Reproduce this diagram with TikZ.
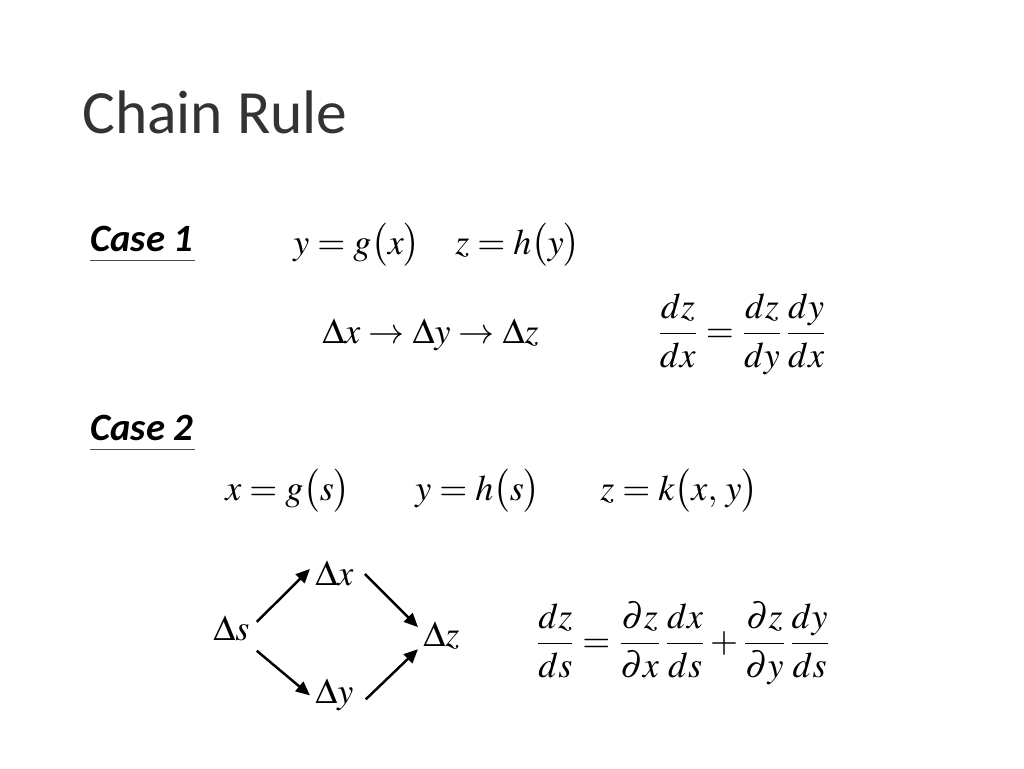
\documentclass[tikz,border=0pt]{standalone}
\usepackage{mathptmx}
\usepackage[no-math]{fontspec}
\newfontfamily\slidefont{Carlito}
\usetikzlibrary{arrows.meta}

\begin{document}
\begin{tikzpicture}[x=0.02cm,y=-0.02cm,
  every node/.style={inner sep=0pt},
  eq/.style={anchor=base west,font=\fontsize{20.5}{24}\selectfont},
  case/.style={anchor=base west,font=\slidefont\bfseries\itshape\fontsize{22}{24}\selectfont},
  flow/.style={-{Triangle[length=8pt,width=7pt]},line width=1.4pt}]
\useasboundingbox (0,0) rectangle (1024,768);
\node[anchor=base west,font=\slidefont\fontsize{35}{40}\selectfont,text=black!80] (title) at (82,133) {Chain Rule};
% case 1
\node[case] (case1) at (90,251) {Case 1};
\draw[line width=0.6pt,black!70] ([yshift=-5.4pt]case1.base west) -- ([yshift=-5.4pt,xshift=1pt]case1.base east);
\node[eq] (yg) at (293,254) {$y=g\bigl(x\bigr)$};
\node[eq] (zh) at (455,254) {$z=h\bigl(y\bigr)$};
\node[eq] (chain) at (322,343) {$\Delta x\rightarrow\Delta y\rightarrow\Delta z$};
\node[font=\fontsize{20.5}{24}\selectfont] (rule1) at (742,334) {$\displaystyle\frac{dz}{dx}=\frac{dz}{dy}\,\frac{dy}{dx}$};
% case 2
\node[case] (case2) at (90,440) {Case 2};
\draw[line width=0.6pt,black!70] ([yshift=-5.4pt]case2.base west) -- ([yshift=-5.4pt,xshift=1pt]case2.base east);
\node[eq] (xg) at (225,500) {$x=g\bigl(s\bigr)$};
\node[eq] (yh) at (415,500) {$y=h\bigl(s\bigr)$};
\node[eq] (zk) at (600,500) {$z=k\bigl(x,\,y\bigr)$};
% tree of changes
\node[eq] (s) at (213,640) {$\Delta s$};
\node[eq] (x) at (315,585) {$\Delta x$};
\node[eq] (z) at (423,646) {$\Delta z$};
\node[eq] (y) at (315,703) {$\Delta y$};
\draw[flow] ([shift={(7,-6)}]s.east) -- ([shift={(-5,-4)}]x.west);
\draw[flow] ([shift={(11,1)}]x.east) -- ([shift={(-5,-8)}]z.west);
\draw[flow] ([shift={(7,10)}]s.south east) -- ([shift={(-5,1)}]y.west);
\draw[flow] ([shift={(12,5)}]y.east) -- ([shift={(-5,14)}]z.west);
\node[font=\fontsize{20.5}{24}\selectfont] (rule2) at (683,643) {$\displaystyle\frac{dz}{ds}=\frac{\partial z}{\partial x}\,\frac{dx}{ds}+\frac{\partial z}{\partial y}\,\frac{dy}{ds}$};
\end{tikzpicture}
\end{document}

§ YOUR INSTRUCTIONS: Reproduce the material above verbatim; omit every picture.

§ RESULT:
Reproduce this diagram with TikZ.
\documentclass[tikz,border=0pt]{standalone}
\usepackage{mathptmx}
\usepackage[no-math]{fontspec}
\newfontfamily\slidefont{Carlito}
\usetikzlibrary{arrows.meta}

\begin{document}
\begin{tikzpicture}[x=0.02cm,y=-0.02cm,
  every node/.style={inner sep=0pt},
  eq/.style={anchor=base west,font=\fontsize{20.5}{24}\selectfont},
  case/.style={anchor=base west,font=\slidefont\bfseries\itshape\fontsize{22}{24}\selectfont},
  flow/.style={-{Triangle[length=8pt,width=7pt]},line width=1.4pt}]
\useasboundingbox (0,0) rectangle (1024,768);
\node[anchor=base west,font=\slidefont\fontsize{35}{40}\selectfont,text=black!80] (title) at (82,133) {Chain Rule};
% case 1
\node[case] (case1) at (90,251) {Case 1};
\draw[line width=0.6pt,black!70] ([yshift=-5.4pt]case1.base west) -- ([yshift=-5.4pt,xshift=1pt]case1.base east);
\node[eq] (yg) at (293,254) {$y=g\bigl(x\bigr)$};
\node[eq] (zh) at (455,254) {$z=h\bigl(y\bigr)$};
\node[eq] (chain) at (322,343) {$\Delta x\rightarrow\Delta y\rightarrow\Delta z$};
\node[font=\fontsize{20.5}{24}\selectfont] (rule1) at (742,334) {$\displaystyle\frac{dz}{dx}=\frac{dz}{dy}\,\frac{dy}{dx}$};
% case 2
\node[case] (case2) at (90,440) {Case 2};
\draw[line width=0.6pt,black!70] ([yshift=-5.4pt]case2.base west) -- ([yshift=-5.4pt,xshift=1pt]case2.base east);
\node[eq] (xg) at (225,500) {$x=g\bigl(s\bigr)$};
\node[eq] (yh) at (415,500) {$y=h\bigl(s\bigr)$};
\node[eq] (zk) at (600,500) {$z=k\bigl(x,\,y\bigr)$};
% tree of changes
\node[eq] (s) at (213,640) {$\Delta s$};
\node[eq] (x) at (315,585) {$\Delta x$};
\node[eq] (z) at (423,646) {$\Delta z$};
\node[eq] (y) at (315,703) {$\Delta y$};
\draw[flow] ([shift={(7,-6)}]s.east) -- ([shift={(-5,-4)}]x.west);
\draw[flow] ([shift={(11,1)}]x.east) -- ([shift={(-5,-8)}]z.west);
\draw[flow] ([shift={(7,10)}]s.south east) -- ([shift={(-5,1)}]y.west);
\draw[flow] ([shift={(12,5)}]y.east) -- ([shift={(-5,14)}]z.west);
\node[font=\fontsize{20.5}{24}\selectfont] (rule2) at (683,643) {$\displaystyle\frac{dz}{ds}=\frac{\partial z}{\partial x}\,\frac{dx}{ds}+\frac{\partial z}{\partial y}\,\frac{dy}{ds}$};
\end{tikzpicture}
\end{document}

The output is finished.